I called one last time.  No answer.  (Later I learned that it was night in Japan and she was asleep!)

I knew as the plane lifted off that if I flew to Osaka and she wasn’t there to pick me up and I had to fly home again later that day that it all would be worth it.  I fell asleep.

The Sufi poet, Rumi, has a poem:

Out beyond ideas of wrong-doing and right-doing,

there is a field. I’ll meet you there.

Suddenly, I was in that place – that field.  A field of great price.  A place of wonder.

Was it wrong to go?  Well, there were lots of reasons why, yes, I could say it was.  I certainly could have planned a bit better.  I certainly could have talked through some things before and recognized why it was so important for me to go.

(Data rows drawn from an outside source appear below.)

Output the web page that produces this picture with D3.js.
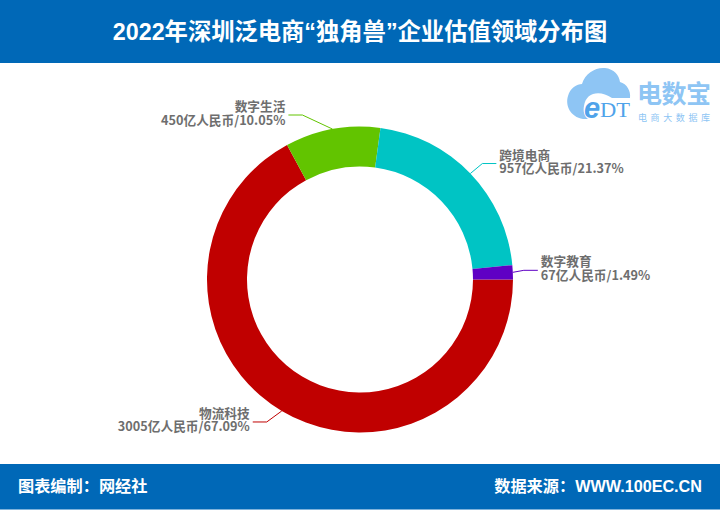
<!DOCTYPE html>
<html>
<head>
<meta charset="utf-8">
<script src="https://cdn.jsdelivr.net/npm/d3@7"></script>
<style>
html, body { margin: 0; padding: 0; background: #fff; }
svg { display: block; }
text { font-family: "Noto Sans CJK SC", "Noto Sans", sans-serif; }
.band { font-family: "Liberation Sans", "Noto Sans CJK SC", sans-serif; }
</style>
</head>
<body>
<script>
// donut chart
let w = 720;
let h = 510;

const categories = ['物流科技', '数字生活', '跨境电商', '数字教育'];
const values = [3005, 450, 957, 67];
const percents = ['67.09%', '10.05%', '21.37%', '1.49%'];
const colors = ['#c00000', '#62c400', '#00c4c4', '#5f00c4'];

const title = '2022年深圳泛电商“独角兽”企业估值领域分布图';
const footerLeft = '图表编制：网经社';
const footerRight = '数据来源：WWW.100EC.CN';

let blue = '#0068b7';
let cx = 360;
let cy = 279.5;
let outer = 153;
let inner = 113;

// how far each leader line's elbow sits from the slice edge
let elbows = [[-15, 11], [-30, -14], [12, -10], [11, -2]];

let svg = d3.select('body').append('svg')
    .attr('width', w)
    .attr('height', h);

// header and footer bands
svg.append('rect').attr('width', w).attr('height', 63).attr('fill', blue);
svg.append('rect').attr('y', 464).attr('width', w).attr('height', 45.5).attr('fill', blue);

svg.append('text')
    .attr('class', 'band')
    .text(title)
    .attr('x', 360)
    .attr('y', 40)
    .attr('text-anchor', 'middle')
    .attr('font-size', 23.3)
    .attr('font-weight', 700)
    .attr('fill', '#fff');

svg.append('text')
    .attr('class', 'band')
    .text(footerLeft)
    .attr('x', 18)
    .attr('y', 492)
    .attr('font-size', 16.2)
    .attr('font-weight', 700)
    .attr('fill', '#fff');

svg.append('text')
    .attr('class', 'band')
    .text(footerRight)
    .attr('x', 702)
    .attr('y', 492)
    .attr('text-anchor', 'end')
    .attr('font-size', 16.2)
    .attr('font-weight', 700)
    .attr('fill', '#fff');

// logo, top right
let logo = svg.append('g').attr('fill', '#8ec5f4');
logo.append('path')
    .attr('d', 'M583 119 C570 117 565 105 568 96 C570 88 577 84 582 84 C585 73 596 67 605 68 C614 69 619 75 620 82 C627 84 631 91 630 98 L612 98 C600 90 586 92 584 106 C583 111 584 116 588 119 Z');
logo.append('text').text('e').attr('x', 584).attr('y', 118).attr('font-size', 29).attr('font-weight', 700).attr('font-style', 'italic').attr('fill', '#4fa3ea').style('font-family', '"Liberation Sans"');
logo.append('text').text('DT').attr('x', 600).attr('y', 117).attr('font-size', 21).attr('textLength', 30).attr('lengthAdjust', 'spacingAndGlyphs').attr('fill', '#4fa3ea').style('font-family', '"Liberation Serif"');
logo.append('text').text('电数宝').attr('x', 637).attr('y', 103).attr('font-size', 25).attr('font-weight', 700).attr('textLength', 74).attr('fill', '#8ec5f4');
logo.append('text').text('电商大数据库').attr('x', 638).attr('y', 121).attr('font-size', 9).attr('textLength', 72).attr('fill', '#8ec5f4');

// donut, clockwise from 3 o'clock
let pie = d3.pie()
    .sort(null)
    .startAngle(Math.PI / 2)
    .endAngle(Math.PI / 2 + Math.PI * 2);

let arc = d3.arc().innerRadius(inner).outerRadius(outer);
let arcs = pie(values);

let chart = svg.append('g').attr('transform', `translate(${cx},${cy})`);

chart.selectAll('path')
    .data(arcs)
    .enter()
    .append('path')
    .attr('d', arc)
    .attr('fill', (d, i) => colors[i]);

// leader lines go out from the middle of each slice
function leader(d) {
    let a = (d.startAngle + d.endAngle) / 2 - Math.PI / 2;
    let p0 = [Math.cos(a) * outer, Math.sin(a) * outer];
    let e = elbows[d.index];
    let p1 = [p0[0] + e[0], p0[1] + e[1]];
    let dir = Math.cos(a) >= 0 ? 1 : -1;
    let p2 = [p1[0] + dir * 14, p1[1]];
    return { p0, p1, p2, dir };
}

chart.selectAll('polyline')
    .data(arcs)
    .enter()
    .append('polyline')
    .attr('points', d => {
        let l = leader(d);
        return [l.p0, l.p1, l.p2].map(p => p.join(',')).join(' ');
    })
    .attr('fill', 'none')
    .attr('stroke', (d, i) => colors[i])
    .attr('stroke-width', 1);

let labels = chart.selectAll('.label')
    .data(arcs)
    .enter()
    .append('text')
    .attr('class', 'label')
    .attr('text-anchor', d => leader(d).dir > 0 ? 'start' : 'end')
    .attr('font-size', 12.7)
    .attr('font-weight', 700)
    .attr('fill', '#6e6e6e');

labels.append('tspan')
    .text((d, i) => categories[i])
    .attr('x', d => leader(d).p2[0] + leader(d).dir * 3)
    .attr('y', d => leader(d).p2[1] - 4);

labels.append('tspan')
    .text((d, i) => `${values[i]}亿人民币/${percents[i]}`)
    .attr('x', d => leader(d).p2[0] + leader(d).dir * 3)
    .attr('y', d => leader(d).p2[1] + 9.5);
</script>
</body>
</html>
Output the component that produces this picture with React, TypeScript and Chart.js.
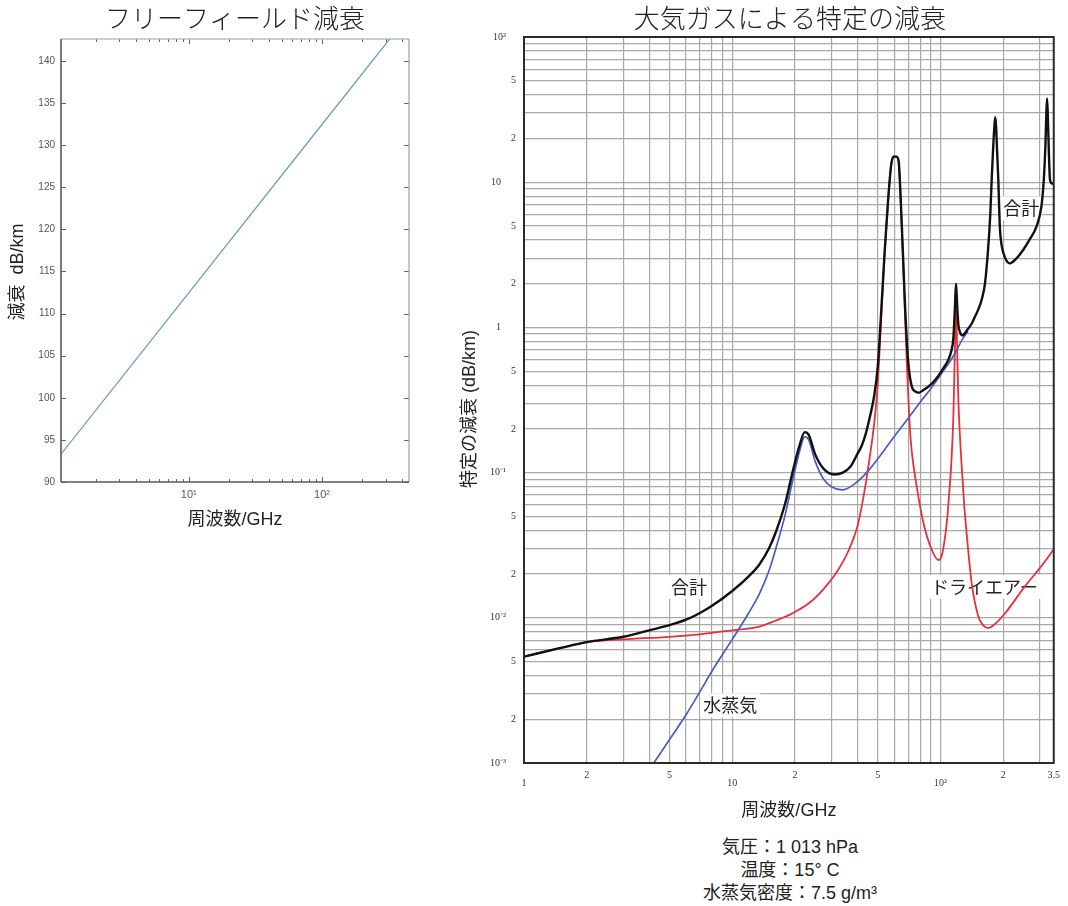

Was it right to go as well?  So right.January 2016 023

Tsuneko didn’t have a big smile on her face like I had fantasized she might when she met me at the airport.    It was late at night and she’d had a long day and woken to the news of her surprise visitor coming that evening.  But on the train to her family’s house, she said, “It is like a comedy”, which for me felt a lot better than her saying it was a “tragedy”.

The next morning and days ahead were truly a wonder.   A priceless gift to take part in New Year’s rituals with her father, brothers and nephew.  A wonder to visit temples and castles and especially to see Tsuneko where she was some and see in her own culture.  It reminded me again what a huge thing it is to be a foreigner in a strange land and what strength and strong will it takes to survive.  The kind of gifts I see in her.

Maybe there is a field you have to go and pursue even though it makes no sense, full of your thousand and one excuses as you always are.   And maybe, you go this time.  You buy the field.

And when you get there, you see that Jesus has been there all the time.  Rumi and Mary Oliver too. Sometimes, despite myself, I am there as well.  It’s a good place to be.

Out there, in that field, I hope soon, we’ll meet together there.